THE TASK: Copy exactly, and only, the lines between the start of the entries below and the line containing "( Failure crack", both inclusive. Omit pictures.

◇ ◇ ◇ ◇ ◇ ◇ ◇

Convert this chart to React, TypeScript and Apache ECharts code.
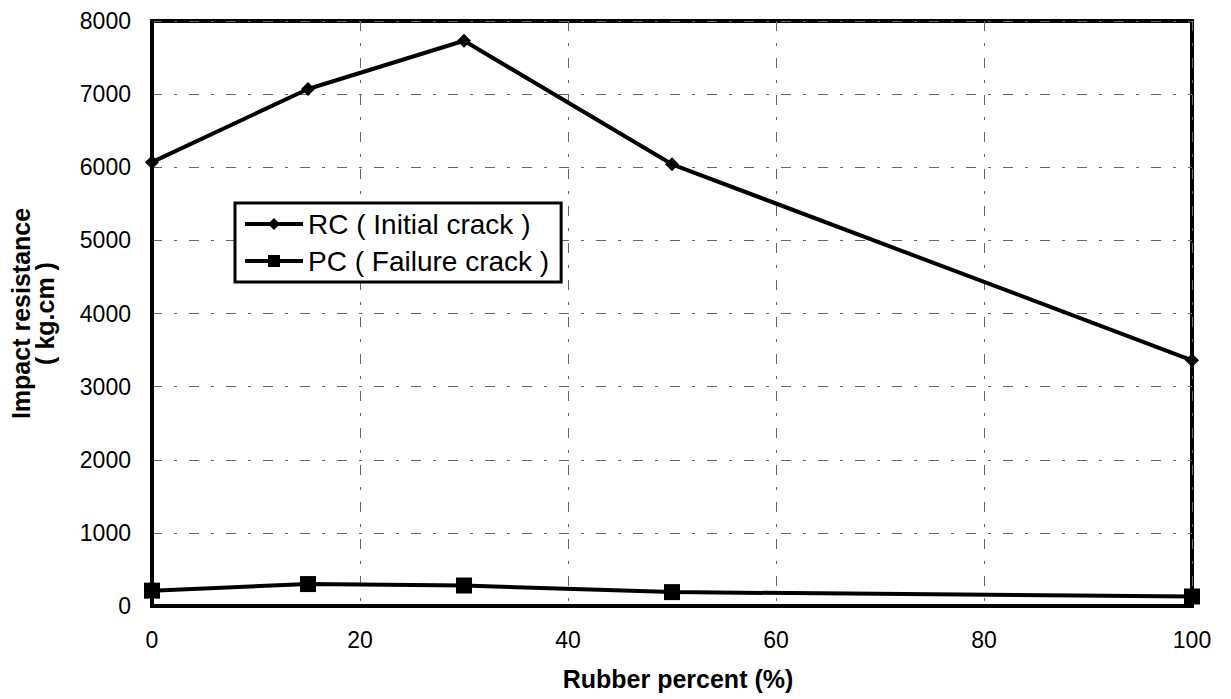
import React, { useEffect, useRef } from "react";
import * as echarts from "echarts";

const xValues = [0, 15, 30, 50, 100];
const rcValues = [6070, 7070, 7730, 6040, 3360];
const pcValues = [210, 300, 280, 190, 130];
const rcName = "RC ( Initial crack )";
const pcName = "PC ( Failure crack )";

export default function App() {
  const ref = useRef<HTMLDivElement>(null);
  useEffect(() => {
    if (!ref.current) return;
    const chart = echarts.init(ref.current, null, { renderer: "svg" });
    const font = "'Liberation Sans', Arial, sans-serif";
    const gridLine = { show: true, lineStyle: { color: "#666", width: 1, type: [10, 12, 3, 12] as any } };
    chart.setOption({
      animation: false,
      backgroundColor: "#fff",
      textStyle: { fontFamily: font },
      grid: {
        left: 152, right: 1231 - 1192, top: 21, bottom: 699 - 606,
        show: true, borderColor: "#000", borderWidth: 4, backgroundColor: "transparent",
      },
      legend: {
        orient: "vertical",
        left: 235, top: 203,
        data: [rcName, pcName],
        backgroundColor: "#fff",
        borderColor: "#000",
        borderWidth: 3,
        padding: [6, 12, 6, 8],
        itemGap: 7,
        itemWidth: 58,
        itemHeight: 15,
        lineStyle: { width: 4, color: "#000" },
        textStyle: { fontSize: 28, lineHeight: 30, color: "#000", fontFamily: font },
      },
      xAxis: {
        type: "value",
        min: 0, max: 100, interval: 20,
        name: "Rubber percent (%)",
        nameLocation: "middle",
        nameGap: 60,
        nameTextStyle: { fontSize: 25, fontWeight: "bold", color: "#000", fontFamily: font, padding: [0, 0, 0, 12] },
        axisLine: { show: true, lineStyle: { color: "#000", width: 4 } },
        axisTick: { show: false },
        axisLabel: { fontSize: 23, color: "#000", margin: 22, fontFamily: font, formatter: (v: number) => String(v) },
        splitLine: gridLine,
      },
      yAxis: {
        type: "value",
        min: 0, max: 8000, interval: 1000,
        name: "Impact resistance\n( kg.cm )",
        nameLocation: "middle",
        nameRotate: 90,
        nameGap: 95,
        nameTextStyle: { fontSize: 25, fontWeight: "bold", color: "#000", lineHeight: 24, fontFamily: font },
        axisLine: { show: true, lineStyle: { color: "#000", width: 4 } },
        axisTick: { show: false },
        axisLabel: { fontSize: 23, color: "#000", margin: 21, fontFamily: font, formatter: (v: number) => String(v) },
        splitLine: gridLine,
      },
      series: [
        {
          name: rcName,
          type: "line",
          data: xValues.map((x, i) => [x, rcValues[i]]),
          symbol: "diamond",
          symbolSize: 14,
          lineStyle: { color: "#000", width: 4 },
          itemStyle: { color: "#000" },
        },
        {
          name: pcName,
          type: "line",
          data: xValues.map((x, i) => [x, pcValues[i]]),
          symbol: "rect",
          symbolSize: 16,
          lineStyle: { color: "#000", width: 4 },
          itemStyle: { color: "#000" },
        },
      ],
    });
    return () => chart.dispose();
  }, []);
  return <div ref={ref} style={{ position: "fixed", left: 0, top: 0, width: 1231, height: 699 }} />;
}
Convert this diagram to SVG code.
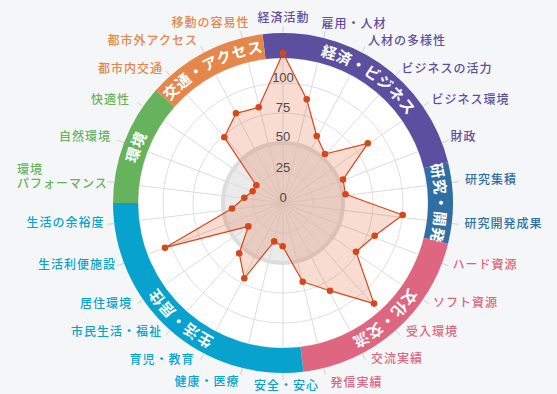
<svg xmlns="http://www.w3.org/2000/svg" width="557" height="394" viewBox="0 0 557 394">
<style>
.grid{fill:none;stroke:#dfdfdf;stroke-width:1}
.spoke{stroke:#dcdcdc;stroke-width:1}
.tick{stroke:#cfcfcf;stroke-width:1}
.scale{font-family:"Liberation Sans",Arial,sans-serif;font-size:13px;fill:#4a4a4a;text-anchor:middle}
.lbl{font-family:"Noto Sans CJK JP","Noto Sans",sans-serif;font-size:12px;font-weight:500;letter-spacing:1px}
.band-t{font-family:"Noto Sans CJK JP","Noto Sans",sans-serif;font-size:15px;font-weight:bold;fill:#ffffff;letter-spacing:0.5px}
.s{text-anchor:start}.e{text-anchor:end}.m{text-anchor:middle}
.econ{fill:#5d4f9f}.rnd{fill:#2f6fa5}.cult{fill:#de6680}.life{fill:#08a2cf}.env{fill:#67b35d}.trans{fill:#e5874b}
.dot{fill:#d4481c}
</style>
<defs>
<path id="pEcon" d="M242.67,56.45 A152,152 0 0 1 434.33,188.74"/>
<path id="pRnd" d="M380.70,86.56 A152,152 0 0 1 380.70,319.44"/>
<path id="pCult" d="M434.95,198.92 A152,152 0 0 1 260.63,353.34"/>
<path id="pLife" d="M305.37,353.34 A152,152 0 0 1 131.05,198.92"/>
<path id="pEnv" d="M150.35,277.22 A152,152 0 0 1 232.93,59.48"/>
<path id="pTrans" d="M134.49,170.60 A152,152 0 0 1 340.70,62.38"/>
</defs>
<rect x="0" y="0" width="557" height="394" fill="#f5f6f8"/>

<g id="grid">
<circle cx="283" cy="203" r="145" fill="#ffffff" stroke="#dddddd" stroke-width="1"/>
<circle cx="283" cy="203" r="60" fill="#ebebeb" stroke="#dcdcdc" stroke-width="4"/>
<circle class="grid" cx="283" cy="203" r="30"/>
<circle class="grid" cx="283" cy="203" r="90"/>
<circle class="grid" cx="283" cy="203" r="120"/>
<g id="spokes">
<line class="spoke" x1="283" y1="58" x2="283" y2="348"/>
<line class="spoke" x1="317.70" y1="62.21" x2="248.30" y2="343.79"/>
<line class="spoke" x1="350.38" y1="74.61" x2="215.62" y2="331.39"/>
<line class="spoke" x1="379.15" y1="94.47" x2="186.85" y2="311.53"/>
<line class="spoke" x1="402.33" y1="120.63" x2="163.67" y2="285.37"/>
<line class="spoke" x1="418.58" y1="151.58" x2="147.42" y2="254.42"/>
<line class="spoke" x1="426.94" y1="185.52" x2="139.06" y2="220.48"/>
<line class="spoke" x1="426.94" y1="220.48" x2="139.06" y2="185.52"/>
<line class="spoke" x1="418.58" y1="254.42" x2="147.42" y2="151.58"/>
<line class="spoke" x1="402.33" y1="285.37" x2="163.67" y2="120.63"/>
<line class="spoke" x1="379.15" y1="311.53" x2="186.85" y2="94.47"/>
<line class="spoke" x1="350.38" y1="331.39" x2="215.62" y2="74.61"/>
<line class="spoke" x1="317.70" y1="343.79" x2="248.30" y2="62.21"/>
</g>
</g>

<g id="bands">
<g id="band-econ"><path class="econ" d="M262.51,34.24 A170,170 0 0 1 448.06,162.32 L423.79,168.30 A145,145 0 0 0 265.52,59.06 Z"/></g>
<g id="band-rnd"><path class="rnd" d="M448.06,162.32 A170,170 0 0 1 448.06,243.68 L423.79,237.70 A145,145 0 0 0 423.79,168.30 Z"/></g>
<g id="band-cult"><path class="cult" d="M448.06,243.68 A170,170 0 0 1 303.49,371.76 L300.48,346.94 A145,145 0 0 0 423.79,237.70 Z"/></g>
<g id="band-life"><path class="life" d="M303.49,371.76 A170,170 0 0 1 113,203 L138,203 A145,145 0 0 0 300.48,346.94 Z"/></g>
<g id="band-env"><path class="env" d="M113,203 A170,170 0 0 1 155.75,90.27 L174.47,106.85 A145,145 0 0 0 138,203 Z"/></g>
<g id="band-trans"><path class="trans" d="M155.75,90.27 A170,170 0 0 1 262.51,34.24 L265.52,59.06 A145,145 0 0 0 174.47,106.85 Z"/></g>
</g>

<g id="ticks">
<line class="tick" x1="283" y1="33" x2="283" y2="26"/>
<line class="tick" x1="323.68" y1="37.94" x2="325.36" y2="31.14"/>
<line class="tick" x1="362.00" y1="52.47" x2="365.26" y2="46.27"/>
<line class="tick" x1="395.73" y1="75.75" x2="400.37" y2="70.51"/>
<line class="tick" x1="422.91" y1="106.43" x2="428.67" y2="102.45"/>
<line class="tick" x1="441.95" y1="142.72" x2="448.50" y2="140.24"/>
<line class="tick" x1="451.76" y1="182.51" x2="458.71" y2="181.66"/>
<line class="tick" x1="451.76" y1="223.49" x2="458.71" y2="224.34"/>
<line class="tick" x1="441.95" y1="263.28" x2="448.50" y2="265.76"/>
<line class="tick" x1="422.91" y1="299.57" x2="428.67" y2="303.55"/>
<line class="tick" x1="395.73" y1="330.25" x2="400.37" y2="335.49"/>
<line class="tick" x1="362.00" y1="353.53" x2="365.26" y2="359.73"/>
<line class="tick" x1="323.68" y1="368.06" x2="325.36" y2="374.86"/>
<line class="tick" x1="283" y1="373" x2="283" y2="380"/>
<line class="tick" x1="242.32" y1="368.06" x2="240.64" y2="374.86"/>
<line class="tick" x1="204.00" y1="353.53" x2="200.74" y2="359.73"/>
<line class="tick" x1="170.27" y1="330.25" x2="165.63" y2="335.49"/>
<line class="tick" x1="143.09" y1="299.57" x2="137.33" y2="303.55"/>
<line class="tick" x1="124.05" y1="263.28" x2="117.50" y2="265.76"/>
<line class="tick" x1="114.24" y1="223.49" x2="107.29" y2="224.34"/>
<line class="tick" x1="114.24" y1="182.51" x2="107.29" y2="181.66"/>
<line class="tick" x1="124.05" y1="142.72" x2="117.50" y2="140.24"/>
<line class="tick" x1="143.09" y1="106.43" x2="137.33" y2="102.45"/>
<line class="tick" x1="170.27" y1="75.75" x2="165.63" y2="70.51"/>
<line class="tick" x1="204.00" y1="52.47" x2="200.74" y2="46.27"/>
<line class="tick" x1="242.32" y1="37.94" x2="240.64" y2="31.14"/>
</g>

<g id="data">
<polygon points="283,53 306.7,99.3 316.7,136 325,154 367.8,143.3 343,179.6 345.5,194.3 402.7,215 374.7,235.7 356,251.7 374,303.6 330,290.7 302.7,281.7 282.7,246.3 274.2,241.4 244.3,278.3 239.2,253.3 248.3,226.4 165,247.7 232,208.5 244.3,197.7 252.7,191.3 256.3,185.2 224.3,137.3 236,113.3 258.7,107.3" fill="#e0602e" fill-opacity="0.22" stroke="#d8461a" stroke-width="1.2" stroke-linejoin="round"/>
<g class="dot">
<circle cx="283" cy="53" r="3.3"/><circle cx="306.7" cy="99.3" r="3.3"/><circle cx="316.7" cy="136" r="3.3"/><circle cx="325" cy="154" r="3.3"/><circle cx="367.8" cy="143.3" r="3.3"/><circle cx="343" cy="179.6" r="3.3"/><circle cx="345.5" cy="194.3" r="3.3"/><circle cx="402.7" cy="215" r="3.3"/><circle cx="374.7" cy="235.7" r="3.3"/><circle cx="356" cy="251.7" r="3.3"/><circle cx="374" cy="303.6" r="3.3"/><circle cx="330" cy="290.7" r="3.3"/><circle cx="302.7" cy="281.7" r="3.3"/><circle cx="282.7" cy="246.3" r="3.3"/><circle cx="274.2" cy="241.4" r="3.3"/><circle cx="244.3" cy="278.3" r="3.3"/><circle cx="239.2" cy="253.3" r="3.3"/><circle cx="248.3" cy="226.4" r="3.3"/><circle cx="165" cy="247.7" r="3.3"/><circle cx="232" cy="208.5" r="3.3"/><circle cx="244.3" cy="197.7" r="3.3"/><circle cx="252.7" cy="191.3" r="3.3"/><circle cx="256.3" cy="185.2" r="3.3"/><circle cx="224.3" cy="137.3" r="3.3"/><circle cx="236" cy="113.3" r="3.3"/><circle cx="258.7" cy="107.3" r="3.3"/>
</g>
</g>

<g id="scale-labels">
<text class="scale" x="283" y="202">0</text>
<text class="scale" x="283" y="171.5">25</text>
<text class="scale" x="283" y="141">50</text>
<text class="scale" x="283" y="112">75</text>
<text class="scale" x="283" y="81.5">100</text>
</g>

<g id="band-labels">
<text class="band-t"><textPath href="#pEcon" startOffset="50%" text-anchor="middle">経済・ビジネス</textPath></text>
<text class="band-t"><textPath href="#pRnd" startOffset="50%" text-anchor="middle">研究・開発</textPath></text>
<text class="band-t"><textPath href="#pCult" startOffset="50%" text-anchor="middle">文化・交流</textPath></text>
<text class="band-t"><textPath href="#pLife" startOffset="50%" text-anchor="middle">生活・居住</textPath></text>
<text class="band-t"><textPath href="#pEnv" startOffset="50%" text-anchor="middle">環境</textPath></text>
<text class="band-t"><textPath href="#pTrans" startOffset="50%" text-anchor="middle">交通・アクセス</textPath></text>
</g>

<g id="axis-labels">
<g id="l-econ" class="econ">
<text class="lbl m" x="283.5" y="21.5">経済活動</text>
<text class="lbl s" x="321.5" y="27.8">雇用・人材</text>
<text class="lbl s" x="368" y="45.2">人材の多様性</text>
<text class="lbl s" x="401.5" y="72.8">ビジネスの活力</text>
<text class="lbl s" x="431.5" y="103.5">ビジネス環境</text>
<text class="lbl s" x="450.5" y="141.2">財政</text>
</g>
<g id="l-rnd" class="rnd">
<text class="lbl s" x="465" y="183.5">研究集積</text>
<text class="lbl s" x="464.5" y="227.5">研究開発成果</text>
</g>
<g id="l-cult" class="cult">
<text class="lbl s" x="452.5" y="268.5">ハード資源</text>
<text class="lbl s" x="433" y="307.2">ソフト資源</text>
<text class="lbl s" x="406" y="336.2">受入環境</text>
<text class="lbl s" x="371" y="362.8">交流実績</text>
<text class="lbl s" x="330.5" y="387.2">発信実績</text>
</g>
<g id="l-life" class="life">
<text class="lbl m" x="286.5" y="390">安全・安心</text>
<text class="lbl e" x="239.5" y="386.2">健康・医療</text>
<text class="lbl e" x="194.5" y="363.5">育児・教育</text>
<text class="lbl e" x="162" y="336.2">市民生活・福祉</text>
<text class="lbl e" x="132" y="307.8">居住環境</text>
<text class="lbl e" x="116" y="268.8">生活利便施設</text>
<text class="lbl e" x="104.5" y="227.2">生活の余裕度</text>
</g>
<g id="l-env" class="env">
<text class="lbl s" x="17" y="173.8">環境</text>
<text class="lbl s" x="17" y="187.8">パフォーマンス</text>
<text class="lbl e" x="111" y="141.2">自然環境</text>
<text class="lbl e" x="130" y="103.5">快適性</text>
</g>
<g id="l-trans" class="trans">
<text class="lbl e" x="163" y="72.8">都市内交通</text>
<text class="lbl e" x="198" y="44.5">都市外アクセス</text>
<text class="lbl e" x="249.5" y="27.2">移動の容易性</text>
</g>
</g>
</svg>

◇ ◇ ◇ ◇ ◇ ◇ ◇

RIGHT ANSWER:
Convert this chart to React, TypeScript and Apache ECharts code.
import React, { useEffect, useRef } from "react";
import * as echarts from "echarts";

const xValues = [0, 15, 30, 50, 100];
const rcValues = [6070, 7070, 7730, 6040, 3360];
const pcValues = [210, 300, 280, 190, 130];
const rcName = "RC ( Initial crack )";
const pcName = "PC ( Failure crack )";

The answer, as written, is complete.